Mozart's death has been surrounded with an aura of suspicion. His own words "I feel I cannot last long; no doubt someone has given me poison," must have fed rumors that he had met with an unnatural end. Yet his decline could simply have been caused by the severe stress he endured due to his wife's ill health, a nagging lack of money, and being out of favor at court. Moreover, the burden of being an infant prodigy and the constant outpour of creative energy may have taken their accumulated toll in exhaustion. The Magic Flute, begun as a labor of love to bolster the finances of his fellow Mason Emanuel Schikaneder, dates from the last year of Mozart's life. Around that time also, already filled with presentiments of impending death, he was approached by a tall messenger, dressed in somber grey, with the request to write a mass for the dead. The high personage who gave the commission remained anonymous.

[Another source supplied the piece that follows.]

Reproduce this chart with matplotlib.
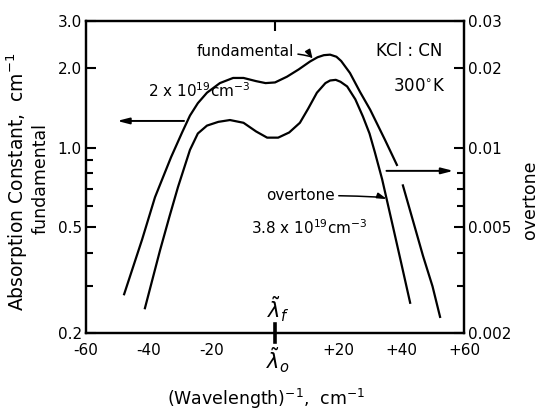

As became evident later, there was a logical explanation for all the mystery, but in his sensitive state Mozart saw in the dark figure an emissary of Death and was convinced he was writing the Requiem for himself. In a losing race against time he worked with feverish concentration. Opera and mass still occupied him intensely on his deathbed, and their melodious strains accompanied him on that pathway with which he had already made himself familiar years before. Straitened circumstances consigned his body to an unknown grave — a fact widely lamented. What, in reality, could have been more fitting? For thus veneration of material remains could never detract one iota from his musical heritage, rich and unique, that points so clearly to the eternal spirit.